From: Greg Kroah-Hartman
Date: Wed Sep 16 2020 - 04:22:03 EST


On Wed, Sep 16, 2020 at 11:02:39AM +0300, Oded Gabbay wrote:
> On Wed, Sep 16, 2020 at 10:41 AM Greg Kroah-Hartman
> <gregkh@xxxxxxxxxxxxxxxxxxx> wrote:
> >
> > On Wed, Sep 16, 2020 at 09:36:23AM +0300, Oded Gabbay wrote:
> > > On Wed, Sep 16, 2020 at 9:25 AM Greg Kroah-Hartman
> > > <gregkh@xxxxxxxxxxxxxxxxxxx> wrote:
> > > >
> > > > On Tue, Sep 15, 2020 at 11:49:12PM +0300, Oded Gabbay wrote:
> > > > > On Tue, Sep 15, 2020 at 11:42 PM David Miller <davem@xxxxxxxxxxxxx> wrote:
> > > > > >
> > > > > > From: Oded Gabbay <oded.gabbay@xxxxxxxxx>
> > > > > > Date: Tue, 15 Sep 2020 20:10:08 +0300
> > > > > >
> > > > > > > This is the second version of the patch-set to upstream the GAUDI NIC code
> > > > > > > into the habanalabs driver.
> > > > > > >
> > > > > > > The only modification from v2 is in the ethtool patch (patch 12). Details
> > > > > > > are in that patch's commit message.
> > > > > > >
> > > > > > > Link to v2 cover letter:
> > > > > > > https://lkml.org/lkml/2020/9/12/201
> > > > > >
> > > > > > I agree with Jakub, this driver definitely can't go-in as it is currently
> > > > > > structured and designed.
> > > > > Why is that ?
> > > > > Can you please point to the things that bother you or not working correctly?
> > > > > I can't really fix the driver if I don't know what's wrong.
> > > > >
> > > > > In addition, please read my reply to Jakub with the explanation of why
> > > > > we designed this driver as is.
> > > > >
> > > > > And because of the RDMA'ness of it, the RDMA
> > > > > > folks have to be CC:'d and have a chance to review this.
> > > > > As I said to Jakub, the driver doesn't use the RDMA infrastructure in
> > > > > the kernel and we can't connect to it due to the lack of H/W support
> > > > > we have
> > > > > Therefore, I don't see why we need to CC linux-rdma.
> > > > > I understood why Greg asked me to CC you because we do connect to the
> > > > > netdev and standard eth infrastructure, but regarding the RDMA, it's
> > > > > not really the same.
> > > >
> > > > Ok, to do this "right" it needs to be split up into separate drivers,
> > > > hopefully using the "virtual bus" code that some day Intel will resubmit
> > > > again that will solve this issue.
> > > Hi Greg,
> > > Can I suggest an alternative for the short/medium term ?
> > >
> > > In an earlier email, Jakub said:
> > > "Is it not possible to move the files and still build them into a single
> > > module?"
> > >
> > > I thought maybe that's a good way to progress here ?
> >
> > Cross-directory builds of a single module are crazy.

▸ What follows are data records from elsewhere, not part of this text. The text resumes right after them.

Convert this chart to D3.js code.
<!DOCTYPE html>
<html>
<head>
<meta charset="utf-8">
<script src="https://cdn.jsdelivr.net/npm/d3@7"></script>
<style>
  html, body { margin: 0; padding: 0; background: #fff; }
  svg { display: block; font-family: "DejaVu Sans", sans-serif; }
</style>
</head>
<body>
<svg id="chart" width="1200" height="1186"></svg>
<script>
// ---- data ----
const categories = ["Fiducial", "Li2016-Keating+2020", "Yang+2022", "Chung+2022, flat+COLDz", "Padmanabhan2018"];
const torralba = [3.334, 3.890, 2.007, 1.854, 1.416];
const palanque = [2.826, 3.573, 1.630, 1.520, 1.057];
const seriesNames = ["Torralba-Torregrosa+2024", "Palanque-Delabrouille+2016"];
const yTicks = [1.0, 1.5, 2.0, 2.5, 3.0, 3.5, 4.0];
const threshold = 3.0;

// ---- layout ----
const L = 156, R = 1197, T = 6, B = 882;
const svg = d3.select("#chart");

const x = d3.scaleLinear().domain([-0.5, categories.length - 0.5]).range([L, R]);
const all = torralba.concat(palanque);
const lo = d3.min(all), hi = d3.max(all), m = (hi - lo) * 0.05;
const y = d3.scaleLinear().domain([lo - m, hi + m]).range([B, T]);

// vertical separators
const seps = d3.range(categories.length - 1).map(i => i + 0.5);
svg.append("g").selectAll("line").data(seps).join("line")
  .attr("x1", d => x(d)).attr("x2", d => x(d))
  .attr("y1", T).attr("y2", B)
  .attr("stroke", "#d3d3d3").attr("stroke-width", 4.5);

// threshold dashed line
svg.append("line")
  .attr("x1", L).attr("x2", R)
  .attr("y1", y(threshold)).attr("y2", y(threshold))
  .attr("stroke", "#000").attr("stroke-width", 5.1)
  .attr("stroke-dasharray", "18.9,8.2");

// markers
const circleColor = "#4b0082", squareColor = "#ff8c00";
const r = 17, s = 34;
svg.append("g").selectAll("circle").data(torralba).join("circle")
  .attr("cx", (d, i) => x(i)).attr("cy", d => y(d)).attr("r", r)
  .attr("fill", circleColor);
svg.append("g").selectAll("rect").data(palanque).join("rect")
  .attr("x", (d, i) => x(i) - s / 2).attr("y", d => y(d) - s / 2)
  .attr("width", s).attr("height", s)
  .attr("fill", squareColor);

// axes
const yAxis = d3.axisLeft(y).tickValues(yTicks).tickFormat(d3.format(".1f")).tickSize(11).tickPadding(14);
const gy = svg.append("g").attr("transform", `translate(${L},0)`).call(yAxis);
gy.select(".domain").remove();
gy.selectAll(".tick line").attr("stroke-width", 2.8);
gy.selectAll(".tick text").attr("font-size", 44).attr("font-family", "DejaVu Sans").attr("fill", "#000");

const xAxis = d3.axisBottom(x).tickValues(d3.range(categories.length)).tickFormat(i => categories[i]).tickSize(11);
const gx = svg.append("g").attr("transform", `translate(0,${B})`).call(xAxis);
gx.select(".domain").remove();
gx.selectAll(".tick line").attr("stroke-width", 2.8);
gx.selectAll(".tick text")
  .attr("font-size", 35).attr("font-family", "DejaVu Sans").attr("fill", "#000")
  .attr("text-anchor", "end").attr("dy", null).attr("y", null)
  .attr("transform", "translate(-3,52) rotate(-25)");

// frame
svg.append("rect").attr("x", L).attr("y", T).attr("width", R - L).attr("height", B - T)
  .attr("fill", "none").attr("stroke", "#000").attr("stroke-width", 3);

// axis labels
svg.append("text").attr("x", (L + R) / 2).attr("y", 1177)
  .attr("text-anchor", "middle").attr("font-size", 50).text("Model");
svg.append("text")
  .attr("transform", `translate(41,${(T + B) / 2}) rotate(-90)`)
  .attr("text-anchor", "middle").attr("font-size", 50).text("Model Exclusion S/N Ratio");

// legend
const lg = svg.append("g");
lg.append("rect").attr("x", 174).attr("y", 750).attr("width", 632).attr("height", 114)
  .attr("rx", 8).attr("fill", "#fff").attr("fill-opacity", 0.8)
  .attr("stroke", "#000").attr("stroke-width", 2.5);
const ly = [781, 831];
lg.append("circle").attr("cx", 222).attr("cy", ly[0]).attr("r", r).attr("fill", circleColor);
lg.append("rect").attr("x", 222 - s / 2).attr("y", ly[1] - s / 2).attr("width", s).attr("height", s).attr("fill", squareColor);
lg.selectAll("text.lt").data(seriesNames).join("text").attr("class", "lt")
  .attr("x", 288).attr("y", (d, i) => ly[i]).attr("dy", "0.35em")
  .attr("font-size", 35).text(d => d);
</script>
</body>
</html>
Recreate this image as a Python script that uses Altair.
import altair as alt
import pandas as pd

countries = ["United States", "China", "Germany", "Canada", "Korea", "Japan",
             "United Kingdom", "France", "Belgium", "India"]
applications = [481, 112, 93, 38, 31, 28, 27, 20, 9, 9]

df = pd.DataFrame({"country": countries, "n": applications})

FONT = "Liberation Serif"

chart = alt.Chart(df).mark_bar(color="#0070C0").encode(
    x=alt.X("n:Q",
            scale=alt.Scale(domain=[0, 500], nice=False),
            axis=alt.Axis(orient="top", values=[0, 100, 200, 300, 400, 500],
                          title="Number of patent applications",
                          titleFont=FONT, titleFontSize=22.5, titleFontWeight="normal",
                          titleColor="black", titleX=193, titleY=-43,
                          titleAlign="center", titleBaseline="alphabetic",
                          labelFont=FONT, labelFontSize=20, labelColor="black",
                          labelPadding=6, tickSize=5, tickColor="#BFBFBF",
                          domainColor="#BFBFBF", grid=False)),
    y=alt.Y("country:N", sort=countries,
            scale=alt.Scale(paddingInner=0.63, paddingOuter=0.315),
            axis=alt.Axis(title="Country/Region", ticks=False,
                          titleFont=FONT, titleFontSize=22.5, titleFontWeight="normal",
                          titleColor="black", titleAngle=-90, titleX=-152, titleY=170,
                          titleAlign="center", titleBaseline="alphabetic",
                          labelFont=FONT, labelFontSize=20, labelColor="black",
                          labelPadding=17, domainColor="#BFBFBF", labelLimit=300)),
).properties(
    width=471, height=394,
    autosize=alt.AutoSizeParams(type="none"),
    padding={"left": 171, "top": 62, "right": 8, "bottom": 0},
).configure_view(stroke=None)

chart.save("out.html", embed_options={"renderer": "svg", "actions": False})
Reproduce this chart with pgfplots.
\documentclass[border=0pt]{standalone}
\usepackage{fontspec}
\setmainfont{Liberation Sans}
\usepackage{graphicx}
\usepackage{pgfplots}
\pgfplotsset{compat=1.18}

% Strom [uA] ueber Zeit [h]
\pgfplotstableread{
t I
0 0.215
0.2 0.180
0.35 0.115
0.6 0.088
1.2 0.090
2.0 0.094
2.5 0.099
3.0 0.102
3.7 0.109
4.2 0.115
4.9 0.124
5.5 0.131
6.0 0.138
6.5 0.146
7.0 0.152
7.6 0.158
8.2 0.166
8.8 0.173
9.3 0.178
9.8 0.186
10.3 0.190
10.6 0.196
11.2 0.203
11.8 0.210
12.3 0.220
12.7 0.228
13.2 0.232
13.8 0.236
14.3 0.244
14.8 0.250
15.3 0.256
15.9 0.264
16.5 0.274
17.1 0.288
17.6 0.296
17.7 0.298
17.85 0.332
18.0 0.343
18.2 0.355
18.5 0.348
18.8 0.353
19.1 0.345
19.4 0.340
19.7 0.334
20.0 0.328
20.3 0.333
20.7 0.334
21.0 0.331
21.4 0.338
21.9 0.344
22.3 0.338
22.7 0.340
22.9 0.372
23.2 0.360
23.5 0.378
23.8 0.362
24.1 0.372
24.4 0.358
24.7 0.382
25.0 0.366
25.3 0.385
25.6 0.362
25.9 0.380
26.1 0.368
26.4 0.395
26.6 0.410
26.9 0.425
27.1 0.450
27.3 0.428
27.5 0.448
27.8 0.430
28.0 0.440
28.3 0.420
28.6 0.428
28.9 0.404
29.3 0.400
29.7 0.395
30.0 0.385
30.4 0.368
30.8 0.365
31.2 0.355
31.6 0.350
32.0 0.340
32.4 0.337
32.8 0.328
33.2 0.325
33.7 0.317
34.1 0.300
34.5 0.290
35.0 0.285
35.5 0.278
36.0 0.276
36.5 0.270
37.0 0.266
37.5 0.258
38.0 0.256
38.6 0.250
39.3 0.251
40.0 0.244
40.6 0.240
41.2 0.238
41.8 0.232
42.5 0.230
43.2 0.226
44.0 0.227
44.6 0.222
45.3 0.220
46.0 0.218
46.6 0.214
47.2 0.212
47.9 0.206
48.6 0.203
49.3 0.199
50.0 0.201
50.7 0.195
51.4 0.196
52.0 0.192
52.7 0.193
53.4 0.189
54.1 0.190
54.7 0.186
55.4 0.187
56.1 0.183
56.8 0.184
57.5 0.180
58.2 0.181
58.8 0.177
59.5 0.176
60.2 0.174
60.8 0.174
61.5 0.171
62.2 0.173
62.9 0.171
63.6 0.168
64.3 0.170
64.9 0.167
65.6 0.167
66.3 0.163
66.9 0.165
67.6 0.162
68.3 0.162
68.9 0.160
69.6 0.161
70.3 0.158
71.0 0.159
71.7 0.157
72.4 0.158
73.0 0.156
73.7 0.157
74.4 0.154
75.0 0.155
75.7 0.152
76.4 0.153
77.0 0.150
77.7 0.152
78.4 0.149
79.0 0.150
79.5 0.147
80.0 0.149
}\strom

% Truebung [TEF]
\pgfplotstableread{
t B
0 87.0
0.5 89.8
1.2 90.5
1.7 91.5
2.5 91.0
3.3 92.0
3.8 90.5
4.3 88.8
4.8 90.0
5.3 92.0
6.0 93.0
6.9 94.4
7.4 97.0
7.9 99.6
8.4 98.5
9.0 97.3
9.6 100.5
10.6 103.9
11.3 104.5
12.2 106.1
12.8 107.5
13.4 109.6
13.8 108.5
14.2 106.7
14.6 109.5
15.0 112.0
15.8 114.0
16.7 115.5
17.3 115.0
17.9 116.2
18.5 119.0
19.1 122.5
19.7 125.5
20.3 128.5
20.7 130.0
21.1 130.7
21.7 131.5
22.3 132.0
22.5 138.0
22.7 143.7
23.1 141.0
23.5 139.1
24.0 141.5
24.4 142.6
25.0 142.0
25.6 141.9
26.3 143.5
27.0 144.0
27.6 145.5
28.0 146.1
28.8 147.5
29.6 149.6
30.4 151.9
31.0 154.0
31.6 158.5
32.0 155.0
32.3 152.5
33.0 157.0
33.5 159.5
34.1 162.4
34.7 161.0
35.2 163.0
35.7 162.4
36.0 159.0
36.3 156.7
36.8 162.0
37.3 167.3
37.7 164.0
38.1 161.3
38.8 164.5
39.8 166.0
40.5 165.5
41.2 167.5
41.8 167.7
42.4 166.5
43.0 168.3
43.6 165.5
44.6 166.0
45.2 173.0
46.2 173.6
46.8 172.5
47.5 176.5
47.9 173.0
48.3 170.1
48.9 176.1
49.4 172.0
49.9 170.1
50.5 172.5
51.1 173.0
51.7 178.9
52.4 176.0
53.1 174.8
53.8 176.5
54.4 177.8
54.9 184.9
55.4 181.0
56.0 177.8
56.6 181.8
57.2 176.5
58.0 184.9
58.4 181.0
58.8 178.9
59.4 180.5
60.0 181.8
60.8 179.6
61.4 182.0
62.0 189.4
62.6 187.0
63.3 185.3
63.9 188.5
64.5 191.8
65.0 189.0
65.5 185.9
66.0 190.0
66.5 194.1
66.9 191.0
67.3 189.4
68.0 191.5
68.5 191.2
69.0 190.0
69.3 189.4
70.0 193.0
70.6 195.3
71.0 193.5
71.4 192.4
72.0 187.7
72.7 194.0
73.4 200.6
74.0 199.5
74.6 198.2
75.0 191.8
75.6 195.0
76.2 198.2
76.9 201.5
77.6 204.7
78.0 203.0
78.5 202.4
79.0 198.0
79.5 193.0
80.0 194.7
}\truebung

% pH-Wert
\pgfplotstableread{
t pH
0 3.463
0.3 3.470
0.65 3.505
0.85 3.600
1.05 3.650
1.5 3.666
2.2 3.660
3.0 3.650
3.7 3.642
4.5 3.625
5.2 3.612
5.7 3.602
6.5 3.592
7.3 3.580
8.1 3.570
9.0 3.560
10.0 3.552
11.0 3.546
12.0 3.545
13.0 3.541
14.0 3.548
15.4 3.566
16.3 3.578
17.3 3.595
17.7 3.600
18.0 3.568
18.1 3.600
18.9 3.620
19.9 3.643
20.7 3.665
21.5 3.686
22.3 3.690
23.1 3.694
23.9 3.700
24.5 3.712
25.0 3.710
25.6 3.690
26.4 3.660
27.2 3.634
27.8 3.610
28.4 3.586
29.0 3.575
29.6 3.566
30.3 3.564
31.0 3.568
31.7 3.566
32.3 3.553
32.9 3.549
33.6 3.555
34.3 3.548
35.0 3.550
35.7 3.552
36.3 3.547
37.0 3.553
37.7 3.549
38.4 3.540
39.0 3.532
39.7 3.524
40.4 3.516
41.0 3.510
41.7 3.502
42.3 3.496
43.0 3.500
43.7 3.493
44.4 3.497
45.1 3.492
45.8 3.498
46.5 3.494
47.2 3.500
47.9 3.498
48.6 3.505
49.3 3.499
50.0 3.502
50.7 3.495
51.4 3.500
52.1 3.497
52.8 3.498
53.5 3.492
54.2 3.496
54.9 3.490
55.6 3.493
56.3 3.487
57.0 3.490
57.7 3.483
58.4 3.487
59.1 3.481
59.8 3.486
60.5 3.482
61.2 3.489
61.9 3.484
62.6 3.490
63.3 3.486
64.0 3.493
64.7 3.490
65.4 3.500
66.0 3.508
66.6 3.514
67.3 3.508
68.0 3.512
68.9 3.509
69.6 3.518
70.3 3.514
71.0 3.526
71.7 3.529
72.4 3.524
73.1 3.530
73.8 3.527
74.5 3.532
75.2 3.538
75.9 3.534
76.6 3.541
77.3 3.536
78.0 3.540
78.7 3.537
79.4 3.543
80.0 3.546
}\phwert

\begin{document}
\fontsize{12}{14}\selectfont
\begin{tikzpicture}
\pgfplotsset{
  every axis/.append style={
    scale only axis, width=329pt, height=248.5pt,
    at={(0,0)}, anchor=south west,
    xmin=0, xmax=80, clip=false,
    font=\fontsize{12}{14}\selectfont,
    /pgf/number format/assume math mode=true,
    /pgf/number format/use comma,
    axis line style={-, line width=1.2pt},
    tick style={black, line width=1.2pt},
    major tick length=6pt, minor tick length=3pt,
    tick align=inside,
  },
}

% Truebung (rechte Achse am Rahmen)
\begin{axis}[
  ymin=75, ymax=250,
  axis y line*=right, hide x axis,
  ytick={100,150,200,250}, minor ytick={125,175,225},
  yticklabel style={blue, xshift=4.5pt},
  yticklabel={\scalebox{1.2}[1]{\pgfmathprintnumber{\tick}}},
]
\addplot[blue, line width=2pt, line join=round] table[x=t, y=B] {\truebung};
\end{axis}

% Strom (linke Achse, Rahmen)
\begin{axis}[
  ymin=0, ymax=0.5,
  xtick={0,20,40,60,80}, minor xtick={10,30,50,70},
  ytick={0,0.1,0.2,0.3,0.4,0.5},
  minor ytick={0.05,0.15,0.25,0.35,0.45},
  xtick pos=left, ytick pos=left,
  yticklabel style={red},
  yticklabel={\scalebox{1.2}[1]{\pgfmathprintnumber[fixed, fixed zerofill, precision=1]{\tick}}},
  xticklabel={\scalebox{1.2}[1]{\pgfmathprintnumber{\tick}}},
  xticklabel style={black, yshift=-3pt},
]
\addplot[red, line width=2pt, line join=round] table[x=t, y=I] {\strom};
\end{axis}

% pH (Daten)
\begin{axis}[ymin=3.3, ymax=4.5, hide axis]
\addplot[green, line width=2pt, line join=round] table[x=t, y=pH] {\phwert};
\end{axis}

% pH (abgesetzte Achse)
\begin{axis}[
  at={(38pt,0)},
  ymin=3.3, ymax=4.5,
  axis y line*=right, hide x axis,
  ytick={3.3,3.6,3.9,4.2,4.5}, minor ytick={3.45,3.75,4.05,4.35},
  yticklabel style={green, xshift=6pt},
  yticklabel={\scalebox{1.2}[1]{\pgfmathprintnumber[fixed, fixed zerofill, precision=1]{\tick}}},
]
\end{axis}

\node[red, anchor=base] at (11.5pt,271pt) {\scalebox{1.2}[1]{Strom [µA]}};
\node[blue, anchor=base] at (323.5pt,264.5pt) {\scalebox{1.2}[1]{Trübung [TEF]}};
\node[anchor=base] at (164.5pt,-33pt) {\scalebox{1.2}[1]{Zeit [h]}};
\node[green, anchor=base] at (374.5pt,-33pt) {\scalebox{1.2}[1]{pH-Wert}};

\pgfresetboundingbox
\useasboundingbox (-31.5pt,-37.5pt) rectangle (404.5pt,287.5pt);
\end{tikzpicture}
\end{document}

Yes, they work,
> > but really, that's a mess, and would never suggest doing that.
> >
> > > First, split the content to Ethernet and RDMA.
> > > Then move the Ethernet part to drivers/net but build it as part of
> > > habanalabs.ko.
> > > Regarding the RDMA code, upstream/review it in a different patch-set
> > > (maybe they will want me to put the files elsewhere).
> > >
> > > What do you think ?
> >
> > I think you are asking for more work there than just splitting out into
> > separate modules :)
> >
> > thanks,
> >
> > greg k-h
> Hi Greg,
>
> If cross-directory building is out of the question, what about
> splitting into separate modules ? And use cross-module notifiers/calls
> ? I did that with amdkfd and amdgpu/radeon a couple of years back. It
> worked (that's the best thing I can say about it).

That's fine with me.

> The main problem with this "virtual bus" thing is that I'm not
> familiar with it at all and from my experience I imagine it would take
> a considerable time and effort to upstream this infrastructure work.

It shouldn't be taking that long, but for some unknown reason, the
original author of that code is sitting on it and not resending it. Go
poke them through internal Intel channels to find out what the problem
is, as I have no clue why a 200-300 line bus module is taking so long to
get "right" :(

I'm _ALMOST_ at the point where I would just do that work myself, but
due to my current status with Intel, I'll let them do it as I have
enough other things on my plate...

> This could delay the NIC code for a couple of years, which by then
> this won't be relevant at all.

Why wouldn't this code be relevant in a year? It's going to be 2+ years
before any of this shows up in an "enterprise distro" based on their
release cycles anyway :)

thanks,

greg k-h